HD blasts the past into existence with her blitz on Freud’s importance to human consciousness – the art of self-discovery in a form the puritanical, supremacist mind could find reasonable and appreciate the subtle interpretation of ancient knowledge, from another facet, as it were, of consciousness. HD’s 85 petaled lotus flower swims serenely in literature: one is reminded instantly of Paramahansa Yogananda’s ‘Autobiography of a Yogi’ and Soygal Rinpoche’s ‘Book of the Living’. Both are divinely inspired, both, as is ‘Tribute to Freud’, are read with the utmost ease – as if the magnetic attraction on the receptors of language created its frictionless glide.

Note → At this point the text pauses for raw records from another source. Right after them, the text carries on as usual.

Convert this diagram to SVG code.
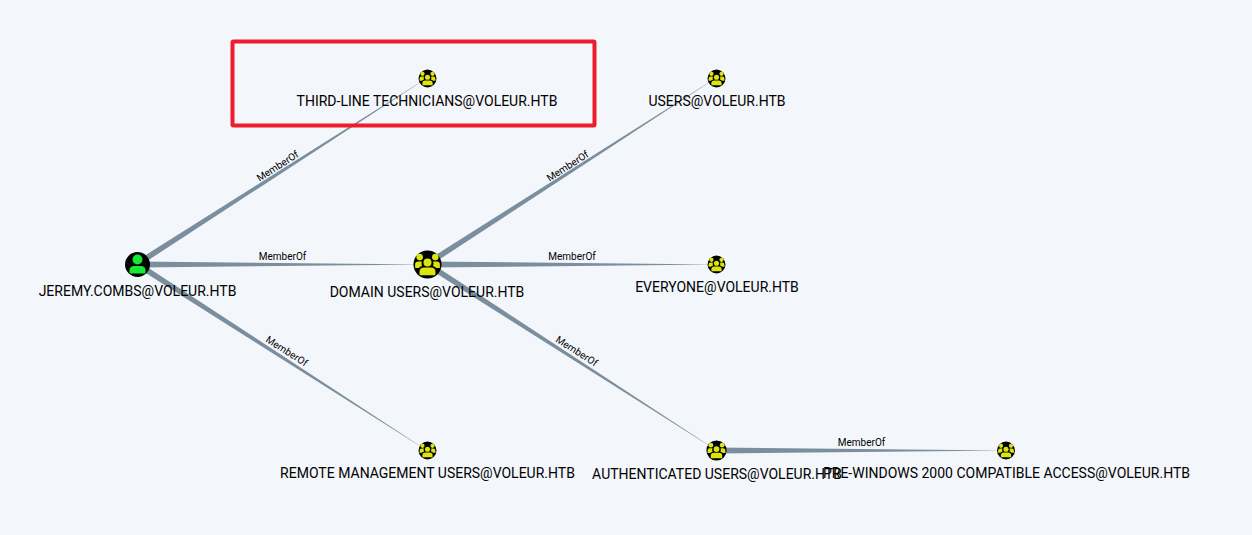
<svg xmlns="http://www.w3.org/2000/svg" width="1252" height="535" viewBox="0 0 1252 535">
<style>
.e{fill:#7b8e9d}
.nl{font-family:Roboto,"Liberation Sans",sans-serif;font-size:14px;fill:#000;text-anchor:middle}
.el{font-family:Roboto,"Liberation Sans",sans-serif;font-size:10px;fill:#000;text-anchor:middle}
.y{fill:#dbe40f}
.g{fill:#17e832}
</style>
<defs>
<g id="grp">
<circle r="14" fill="#000"/>
<circle class="y" cx="0" cy="-2" r="4"/>
<circle class="y" cx="-7.8" cy="-7.4" r="3.3"/>
<circle class="y" cx="7.8" cy="-7.4" r="3.3"/>
<path class="y" d="M-12.4 3.4V0.2Q-12.4-3-9.2-3H-5.6Q-6.6-0.4-5.4 1.6Q-7.6 2.2-8.6 3.4Z"/>
<path class="y" d="M12.4 3.4V0.2Q12.4-3 9.2-3H5.6Q6.6-0.4 5.4 1.6Q7.6 2.2 8.6 3.4Z"/>
<path class="y" d="M-8 9.5V7.5Q-8 3-3.5 3H3.500Q8 3 8 7.500V9.500Q8 10.700 6.800 10.700H-6.800Q-8 10.700-8 9.500Z"/>
</g>
</defs>
<rect width="1252" height="535" fill="#f3f6fb"/>
<g id="connectors">
<polygon class="e" points="135.4,261.5 138.6,266.5 427.1,78.1 426.9,77.9"/>
<polygon class="e" points="137,261.5 137,267.5 427,264.6 427,264.4"/>
<polygon class="e" points="138.6,261.5 135.4,266.5 426.9,450.6 427.1,450.4"/>
<polygon class="e" points="425.4,261.5 428.6,266.500 716.1,78.1 715.9,77.9"/>
<polygon class="e" points="427,261.5 427,267.5 716,264.6 716,264.4"/>
<polygon class="e" points="428.6,261.5 425.4,266.5 715.9,450.1 716.1,449.9"/>
<polygon class="e" points="716,447.5 716,453.5 1006,450.6 1006,450.4"/>
<text class="el" transform="translate(279.500 169) rotate(-32.7)">MemberOf</text>
<text class="el" x="282.5" y="260">MemberOf</text>
<text class="el" transform="translate(285 354) rotate(32.7)">MemberOf</text>
<text class="el" transform="translate(569.500 169) rotate(-32.7)">MemberOf</text>
<text class="el" x="572" y="260">MemberOf</text>
<text class="el" transform="translate(575 354) rotate(32.7)">MemberOf</text>
<text class="el" x="861.5" y="446">MemberOf</text>
</g>
<g id="n-third-line"><use href="#grp" transform="translate(427.5 78.500) scale(.64)"/><text class="nl" x="427" y="106">THIRD-LINE TECHNICIANS@VOLEUR.HTB</text></g>
<g id="n-users"><use href="#grp" transform="translate(716.5 78.500) scale(.64)"/><text class="nl" x="717" y="106">USERS@VOLEUR.HTB</text></g>
<g id="n-jeremy"><circle cx="137.5" cy="264.500" r="12.5" fill="#000"/><circle class="g" cx="137.5" cy="259.500" r="5"/><path class="g" d="M129.500 272.500V270.500Q129.500 266 134 266H141Q145.500 266 145.500 270.500V272.500Q145.500 273.500 144.500 273.500H130.500Q129.500 273.500 129.500 272.500Z"/><text class="nl" x="137.5" y="296">JEREMY.COMBS@VOLEUR.HTB</text></g>
<g id="n-domain-users"><use href="#grp" transform="translate(427.5 264.500)"/><text class="nl" x="427" y="297">DOMAIN USERS@VOLEUR.HTB</text></g>
<g id="n-everyone"><use href="#grp" transform="translate(716.5 264.500) scale(.64)"/><text class="nl" x="717" y="292">EVERYONE@VOLEUR.HTB</text></g>
<g id="n-remote"><use href="#grp" transform="translate(427.5 450.500) scale(.64)"/><text class="nl" x="427.5" y="478">REMOTE MANAGEMENT USERS@VOLEUR.HTB</text></g>
<g id="n-authenticated"><use href="#grp" transform="translate(716.5 450.500) scale(.72)"/><text class="nl" x="717" y="479">AUTHENTICATED USERS@VOLEUR.HTB</text></g>
<g id="n-pre-windows"><use href="#grp" transform="translate(1006 450.500) scale(.64)"/><text class="nl" x="1006.5" y="478">PRE-WINDOWS 2000 COMPATIBLE ACCESS@VOLEUR.HTB</text></g>
<rect x="232.5" y="41.5" width="362" height="84" rx="1" fill="none" stroke="#ee1c2c" stroke-width="4"/>
</svg>
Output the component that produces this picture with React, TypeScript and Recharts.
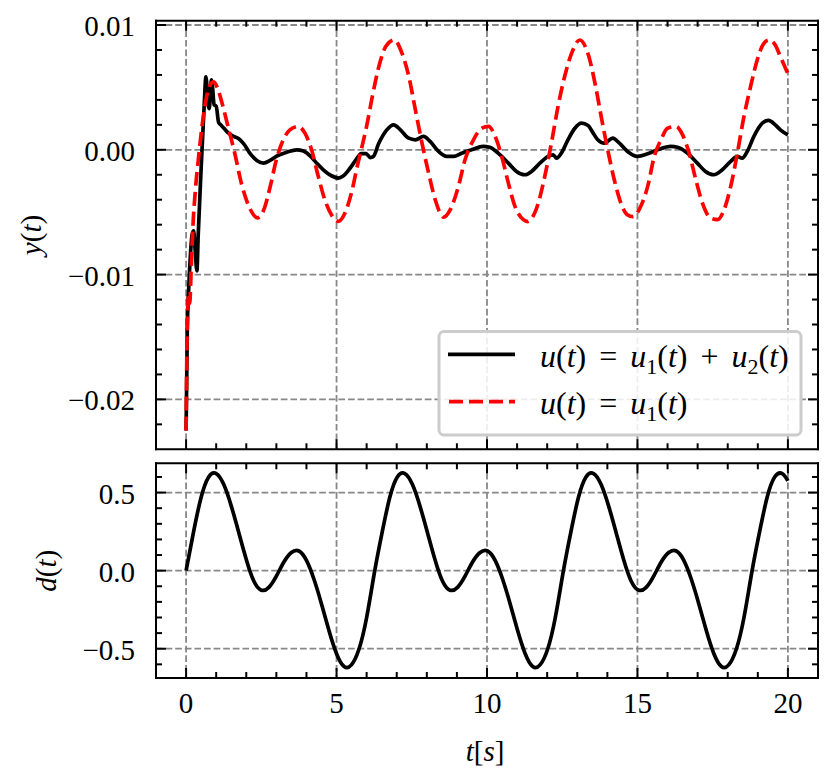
import React from 'react';
import { LineChart, Line, XAxis, YAxis, CartesianGrid, Legend } from 'recharts';

const FONT = 'Liberation Serif, Times New Roman, serif';
const FS = 29;

// ---- axis ticks ----
const xMajor = [0, 5, 10, 15, 20];
const xLabels = ['0', '5', '10', '15', '20'];
const xMinor = [0, 1, 2, 3, 4, 5, 6, 7, 8, 9, 10, 11, 12, 13, 14, 15, 16, 17, 18, 19, 20];

const yMajor = [-0.02, -0.01, 0, 0.01];
const yLabels = ['\u22120.02', '\u22120.01', '0.00', '0.01'];
const yMinor = [-0.022, -0.02, -0.018, -0.016, -0.014, -0.012, -0.01, -0.008, -0.006, -0.004, -0.002, 0, 0.002, 0.004, 0.006, 0.008, 0.01];

const dMajor = [-0.5, 0, 0.5];
const dLabels = ['\u22120.5', '0.0', '0.5'];
const dMinor = [-0.6, -0.5, -0.4, -0.3, -0.2, -0.1, 0, 0.1, 0.2, 0.3, 0.4, 0.5, 0.6];

// ---- y(t), u = u1 + u2 (solid black) ----
const solidT = [0, 0.04, 0.08, 0.13, 0.2, 0.25, 0.3, 0.36, 0.4, 0.5, 0.6, 0.66, 0.72, 0.77, 0.84, 0.88, 0.93, 1.0, 1.08, 1.15, 1.25, 1.4, 1.58, 1.74, 1.91, 2.13, 2.35, 2.57, 2.79, 3.01, 3.34, 3.68, 3.9, 4.12, 4.34, 4.56, 4.83, 5.06, 5.22, 5.44, 5.66, 5.82, 5.98, 6.12, 6.22, 6.4, 6.67, 6.9, 7.12, 7.4, 7.62, 7.89, 8.11, 8.39, 8.66, 8.89, 9.16, 9.49, 9.87, 10.09, 10.37, 10.71, 10.98, 11.26, 11.48, 11.76, 12.03, 12.2, 12.31, 12.47, 12.69, 12.92, 13.14, 13.36, 13.5, 13.68, 13.9, 14.18, 14.4, 14.67, 15.0, 15.34, 15.67, 16.11, 16.33, 16.66, 16.99, 17.26, 17.54, 17.82, 18.1, 18.32, 18.48, 18.65, 18.87, 19.15, 19.36, 19.58, 19.75, 20.0];
const solidY = [-0.0225, -0.0145, -0.0115, -0.009, -0.0068, -0.0065, -0.008, -0.0097, -0.007, -0.0015, 0.0035, 0.00585, 0.004, 0.0033, 0.0056, 0.005, 0.0036, 0.0035, 0.0022, 0.002, 0.00175, 0.00135, 0.00107, 0.0009, 0.0005, -0.0003, -0.00085, -0.00107, -0.00085, -0.0005, -0.0002, 0.0, -0.0001, -0.00048, -0.00107, -0.0016, -0.00208, -0.00227, -0.0021, -0.0015, -0.00075, -0.0003, -0.0003, -0.00062, -0.00055, 0.0005, 0.0016, 0.002, 0.0016, 0.00093, 0.0008, 0.00107, 0.00067, -0.00013, -0.00053, -0.00053, -0.00027, 0.0, 0.00027, 0.0002, -0.00027, -0.00107, -0.00173, -0.002, -0.00173, -0.00107, -0.00053, -0.0004, -0.00067, -0.00027, 0.0008, 0.00173, 0.00213, 0.00195, 0.00145, 0.0008, 0.00053, 0.00093, 0.00053, -0.00013, -0.00053, -0.00032, 0.0, 0.00027, 0.0002, -0.00027, -0.00107, -0.00173, -0.002, -0.0016, -0.00093, -0.00053, -0.00067, -0.00013, 0.00107, 0.00213, 0.00235, 0.002, 0.0016, 0.0012];

// ---- y(t), u = u1 (red dashed) ----
const dashT = [0, 0.04, 0.08, 0.12, 0.17, 0.23, 0.31, 0.42, 0.53, 0.64, 0.78, 0.92, 1.05, 1.2, 1.4, 1.6, 1.85, 2.1, 2.37, 2.6, 2.8, 3.0, 3.23, 3.45, 3.73, 3.95, 4.17, 4.39, 4.61, 4.83, 5.06, 5.28, 5.5, 5.7, 5.85, 6.0, 6.2, 6.42, 6.64, 6.92, 7.18, 7.4, 7.62, 7.84, 8.06, 8.28, 8.56, 8.78, 9.05, 9.27, 9.55, 9.83, 10.05, 10.27, 10.49, 10.71, 10.93, 11.21, 11.35, 11.5, 11.7, 11.92, 12.14, 12.36, 12.58, 12.81, 13.08, 13.37, 13.6, 13.8, 14.02, 14.25, 14.47, 14.66, 14.85, 15.11, 15.34, 15.56, 15.78, 16.0, 16.28, 16.5, 16.72, 16.94, 17.16, 17.43, 17.66, 17.88, 18.1, 18.32, 18.54, 18.76, 18.98, 19.2, 19.37, 19.58, 19.75, 20.0];
const dashY = [-0.0225, -0.014, -0.0117, -0.0123, -0.0095, -0.006, -0.0032, -0.0005, 0.0019, 0.0037, 0.0051, 0.00545, 0.0049, 0.0037, 0.0018, -0.0001, -0.0028, -0.0046, -0.00545, -0.0047, -0.0029, -0.0008, 0.0008, 0.0016, 0.00187, 0.00133, 0.0, -0.0021, -0.004, -0.0052, -0.00573, -0.00507, -0.0034, -0.0012, 0.0003, 0.0019, 0.0044, 0.0068, 0.0083, 0.0088, 0.0077, 0.0059, 0.0032, 0.00053, -0.00187, -0.004, -0.0054, -0.0048, -0.00293, -0.0008, 0.0008, 0.00173, 0.00187, 0.00107, -0.00053, -0.00267, -0.00453, -0.0056, -0.00575, -0.00545, -0.0043, -0.00213, 0.00053, 0.00347, 0.00587, 0.00773, 0.0088, 0.0076, 0.0052, 0.0026, -0.0001, -0.0026, -0.0044, -0.0052, -0.00535, -0.00453, -0.00293, -0.00053, 0.0008, 0.00173, 0.00187, 0.0012, -0.00027, -0.0024, -0.00427, -0.00547, -0.0056, -0.0048, -0.00293, -0.00027, 0.00267, 0.00507, 0.0072, 0.00853, 0.0088, 0.0084, 0.00747, 0.0061];

// ---- d(t) ----
const dT = [0, 0.25, 0.5, 0.75, 1, 1.25, 1.5, 1.75, 2, 2.25, 2.5, 2.75, 3, 3.25, 3.5, 3.75, 4, 4.25, 4.5, 4.75, 5, 5.25, 5.5, 5.75, 6,
  6.27, 6.52, 6.77, 7.02, 7.27, 7.52, 7.77, 8.02, 8.27, 8.52, 8.77, 9.02, 9.27, 9.52, 9.77, 10.02, 10.27, 10.52, 10.77, 11.02, 11.27, 11.52, 11.77, 12.02, 12.27,
  12.54, 12.79, 13.04, 13.29, 13.54, 13.79, 14.04, 14.29, 14.54, 14.79, 15.04, 15.29, 15.54, 15.79, 16.04, 16.29, 16.54, 16.79, 17.04, 17.29, 17.54, 17.79, 18.04, 18.29, 18.54,
  18.81, 19.06, 19.31, 19.56, 19.81, 20];
const dY = [0, 0.25, 0.47, 0.6, 0.622, 0.553, 0.415, 0.245, 0.072, -0.066, -0.125, -0.107, -0.035, 0.055, 0.116, 0.126, 0.066, -0.055, -0.213, -0.385, -0.532, -0.614, -0.602, -0.5, -0.3,
  0, 0.25, 0.47, 0.6, 0.622, 0.553, 0.415, 0.245, 0.072, -0.066, -0.125, -0.107, -0.035, 0.055, 0.116, 0.126, 0.066, -0.055, -0.213, -0.385, -0.532, -0.614, -0.602, -0.5, -0.3,
  0, 0.25, 0.47, 0.6, 0.622, 0.553, 0.415, 0.245, 0.072, -0.066, -0.125, -0.107, -0.035, 0.055, 0.116, 0.126, 0.066, -0.055, -0.213, -0.385, -0.532, -0.614, -0.602, -0.5, -0.3,
  0, 0.25, 0.47, 0.6, 0.622, 0.575];

const solidData = solidT.map((t, i) => ({ t, y: solidY[i] }));
const dashData = dashT.map((t, i) => ({ t, y: dashY[i] }));
const dData = dT.map((t, i) => ({ t, y: dY[i] }));

const W = 832;
const H = 782;
const PLOT_LEFT = 156;
const PLOT_RIGHT = 818;
const MAJOR = 10;
const MINOR = 6;
const DASH = '14 6';
const LW = 3.7;
const AX = 1; // axis thickness reserved by each axis

type Side = 'bottom' | 'top' | 'left' | 'right';

const txt: React.CSSProperties = { fontFamily: FONT };

const makeTick = (side: Side, majors: number[], labels: string[] | null) => (props: any) => {
  const { x, y, payload } = props;
  const v = payload.value as number;
  const mi = majors.findIndex((m) => Math.abs(m - v) < 1e-9);
  const len = mi >= 0 ? MAJOR : MINOR;
  let x2 = x;
  let y2 = y;
  if (side === 'bottom') y2 = y - len;
  if (side === 'top') y2 = y + len;
  if (side === 'left') x2 = x + len;
  if (side === 'right') x2 = x - len;
  let label = null;
  if (labels && mi >= 0) {
    label =
      side === 'bottom' ? (
        <text x={x} y={y + 34.5} textAnchor="middle" style={txt} fontSize={FS} fill="#000">
          {labels[mi]}
        </text>
      ) : (
        <text x={x - 21} y={y + 11} textAnchor="end" style={txt} fontSize={FS} fill="#000">
          {labels[mi]}
        </text>
      );
  }
  return (
    <g>
      <line x1={x} y1={y} x2={x2} y2={y2} stroke="#000" strokeWidth={2} />
      {label}
    </g>
  );
};

const axisLine = { stroke: '#000', strokeWidth: 2, strokeLinecap: 'square' as const };

const it = (s: string) => <tspan fontStyle="italic">{s}</tspan>;

const LFS = 32;
const GAP = 13;

const LegendBox = () => (
  <svg width={370} height={111} style={{ display: 'block' }}>
    <rect x={4} y={3.5} width={362} height={103.5} rx={5} ry={5} fill="#fff" fillOpacity={0.85} stroke="#cccccc" strokeWidth={3} />
    <line x1={13} y1={26.3} x2={80} y2={26.3} stroke="#000" strokeWidth={LW} />
    <line x1={14} y1={73.7} x2={80} y2={73.7} stroke="#ff0000" strokeWidth={LW} strokeDasharray={DASH} />
    <text x={105} y={38.7} style={txt} fontSize={LFS} fill="#000">
      {it('u')}({it('t')})<tspan dx={GAP}>=</tspan>
      <tspan dx={GAP} fontStyle="italic">u</tspan>
      <tspan fontSize={22} dy={7}>1</tspan>
      <tspan dy={-7}>(</tspan>{it('t')})<tspan dx={GAP}>+</tspan>
      <tspan dx={GAP} fontStyle="italic">u</tspan>
      <tspan fontSize={22} dy={7}>2</tspan>
      <tspan dy={-7}>(</tspan>{it('t')})
    </text>
    <text x={105} y={86.3} style={txt} fontSize={LFS} fill="#000">
      {it('u')}({it('t')})<tspan dx={GAP}>=</tspan>
      <tspan dx={GAP} fontStyle="italic">u</tspan>
      <tspan fontSize={22} dy={7}>1</tspan>
      <tspan dy={-7}>(</tspan>{it('t')})
    </text>
  </svg>
);

const chartStyle: React.CSSProperties = { position: 'absolute', left: 0, top: 0 };

const xProps = {
  type: 'number' as const,
  dataKey: 't',
  domain: [-1, 21],
  allowDataOverflow: true,
  ticks: xMinor,
  interval: 0,
  height: AX,
  tickSize: 0,
  tickMargin: 0,
  tickLine: false,
  axisLine,
};

const yProps = {
  type: 'number' as const,
  allowDataOverflow: true,
  interval: 0,
  width: AX,
  tickSize: 0,
  tickMargin: 0,
  tickLine: false,
  axisLine,
};

export default function App() {
  return (
    <div style={{ position: 'absolute', left: 0, top: 0, width: W, height: H, background: '#fff', fontFamily: FONT }}>
      {/* upper panel: y(t) */}
      <div style={chartStyle}>
        <LineChart width={W} height={H} margin={{ top: 20.7 - AX, right: W - PLOT_RIGHT - AX, bottom: H - 449.3 - AX, left: PLOT_LEFT - AX }}>
          <CartesianGrid xAxisId="b" yAxisId="l" verticalValues={xMajor} horizontalValues={yMajor} stroke="#888" strokeWidth={1.8} strokeDasharray="6.7 2.9" />
          <XAxis xAxisId="b" {...xProps} tick={makeTick('bottom', xMajor, null)} />
          <XAxis xAxisId="top" orientation="top" {...xProps} tick={makeTick('top', xMajor, null)} />
          <YAxis yAxisId="l" {...yProps} domain={[-0.024, 0.010345]} ticks={yMinor} tick={makeTick('left', yMajor, yLabels)} />
          <YAxis yAxisId="r" orientation="right" {...yProps} domain={[-0.024, 0.010345]} ticks={yMinor} tick={makeTick('right', yMajor, null)} />
          <Line xAxisId="b" yAxisId="l" data={solidData} dataKey="y" type="monotone" stroke="#000" strokeWidth={LW} dot={false} activeDot={false} isAnimationActive={false} />
          <Line xAxisId="b" yAxisId="l" data={dashData} dataKey="y" type="monotone" stroke="#ff0000" strokeWidth={LW} strokeDasharray={DASH} dot={false} activeDot={false} isAnimationActive={false} />
          <Line xAxisId="top" yAxisId="r" data={dashData} dataKey="y" stroke="none" dot={false} activeDot={false} legendType="none" isAnimationActive={false} />
          <Legend layout="horizontal" verticalAlign="middle" align="center" content={LegendBox} wrapperStyle={{ left: 435, top: 328, width: 370, height: 111 }} />
        </LineChart>
      </div>
      {/* lower panel: d(t) */}
      <div style={chartStyle}>
        <LineChart width={W} height={H} margin={{ top: 463.3 - AX, right: W - PLOT_RIGHT - AX, bottom: H - 678 - AX, left: PLOT_LEFT - AX }}>
          <CartesianGrid xAxisId="b" yAxisId="l" verticalValues={xMajor} horizontalValues={dMajor} stroke="#888" strokeWidth={1.8} strokeDasharray="6.7 2.9" />
          <XAxis xAxisId="b" {...xProps} tick={makeTick('bottom', xMajor, xLabels)} />
          <XAxis xAxisId="top" orientation="top" {...xProps} tick={makeTick('top', xMajor, null)} />
          <YAxis yAxisId="l" {...yProps} domain={[-0.6875, 0.6875]} ticks={dMinor} tick={makeTick('left', dMajor, dLabels)} />
          <YAxis yAxisId="r" orientation="right" {...yProps} domain={[-0.6875, 0.6875]} ticks={dMinor} tick={makeTick('right', dMajor, null)} />
          <Line xAxisId="b" yAxisId="l" data={dData} dataKey="y" type="natural" stroke="#000" strokeWidth={LW} dot={false} activeDot={false} isAnimationActive={false} />
          <Line xAxisId="top" yAxisId="r" data={dData} dataKey="y" stroke="none" dot={false} activeDot={false} legendType="none" isAnimationActive={false} />
        </LineChart>
      </div>
      {/* axis titles */}
      <svg width={W} height={H} style={{ position: 'absolute', left: 0, top: 0, pointerEvents: 'none' }}>
        <text transform="translate(40.5,235) rotate(-90)" textAnchor="middle" style={txt} fontSize={FS} fill="#000">
          {it('y')}({it('t')})
        </text>
        <text transform="translate(55.5,570.7) rotate(-90)" textAnchor="middle" style={txt} fontSize={FS} fill="#000">
          {it('d')}({it('t')})
        </text>
        <text x={485} y={761} textAnchor="middle" style={txt} fontSize={FS} fill="#000">
          {it('t')}[{it('s')}]
        </text>
      </svg>
    </div>
  );
}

I am stunned by HD’s recall of Freud’s anger: “ I did not know what enraged him suddenly. I veered round off the couch, my feet on the floor. I do not know exactly what I had said . . .. The Professor himself is uncanonical enough; he is beathing with his hand, with his fist, on the head-piece of the old-fashioned horseheair sofa hat had heard more secrets than the confession box of any popular Roman Catholic father-confessor in his heyday . . .. Consciously, I was not aware of having said anything that might account for the Professor’s outburst. And even as I veered around, facing him, my mind was detached enough to wonder if this was some idea of his for speeding up the analytic content or redirectiong the flow of associated images. The Professor said, ‘The trouble is – I am an old man – you do not think it worth your while to love me.’ [16] This, this reveals more of Freud’s humanity in a few words than everything by Seigmund,
“The victorious mouth or voice or utterance.” [88].